Will a divorce later in life affect my retirement plans?
Every grey divorce couple should take time to fully understand the financial outcomes of divorce later in life. It is critical no mistakes are made because there is no margin for error financially when one or both spouses are entering their golden years of retirement. There are often financial strategies that have been put in place when the spouses are together that may be impractical or unfair, when the spouses separate and assets are to be divided.
MacLean Law works with financial management specialists to determine the best outcome for each of their clients, as there may be situations where retirement plans have to be adjusted to continue supporting a lifestyle they have been accustomed to living.
How will a divorce impact my pension income?
Pensions are a type of family property. If you separate or divorce, your former spouse may be entitled to a portion of it under the Family Law Act.
There are two different scenarios regarding pension and divorcing couples. The first is the Canada Pension Plan (CPP) contributions you and your spouse or common-law partner made during the time you lived together. These can be equally divided after a divorce or separation. This is called credit splitting.
The second is the private and public sector pensions which can sometimes be a separating couple’s most significant family property asset. Note that different rules apply if the pension contributions have started to be paid out.
An equal division of CPP credits earned during a relationship is mandatory unless both parties elect not to divide the pension. For example, if both parties have made maximum contributions during the relationship.
The Family Law Act has very clear guidelines regarding how pensions are to be divided. The spouse without the pension receives one half the value of the pension that was earned during the time of the relationship.
An alternative, if both parties agree, is that the plan member can buy out the interest of a spouse. This way, the plan member can keep the pension in-tact and the spouse can be compensated with other family property. Claiming, opposing, or buying out a pension, often requires the services of an actuary, and may require valuations of other family property. We can help you find the right resources and provide guidance so you are aware of your rights on pension and property division issues.
How much and for how long is spousal support paid?
Each divorce is unique in terms of whether spousal support is payable or not, and if so, how much, and for how long spousal support will have to be paid.
Whether or not spousal support is payable by either spouse depends on a number of factors, for example:
- Your role during the marriage;
- If you’re able to support yourself now, or need money to do so;
- Whether you earn a lot less than your spouse
- Whether there is a previous agreement about spousal support;
- The assets you may receive upon division of family property.

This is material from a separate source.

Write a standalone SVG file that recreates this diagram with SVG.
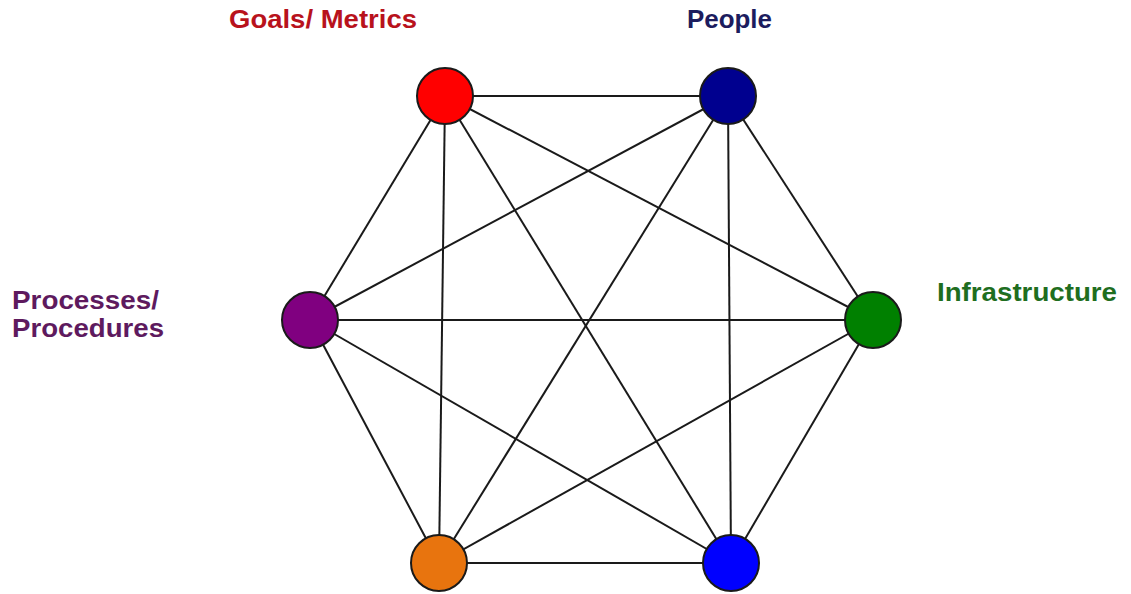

If spousal support is payable, the Spousal Support Advisory Guidelines suggest appropriate ranges of monthly support, depending the spouses’ respective incomes. Note, these guidelines are not law, but the court must at least consider them.
The Guidelines also suggest a duration for spousal support, based in part on the length of the relationship. This is an important issue in grey divorce, as both partners move to retirement, and often have less income, and may need to use their pensions and other retirement savings. The goal, regardless of stage and age, is for each person to be able to support themselves.
MacLean Law recommends that separating couples obtain a lawyer to determine the best course of action so that each spouse can enjoy their golden years of retirement.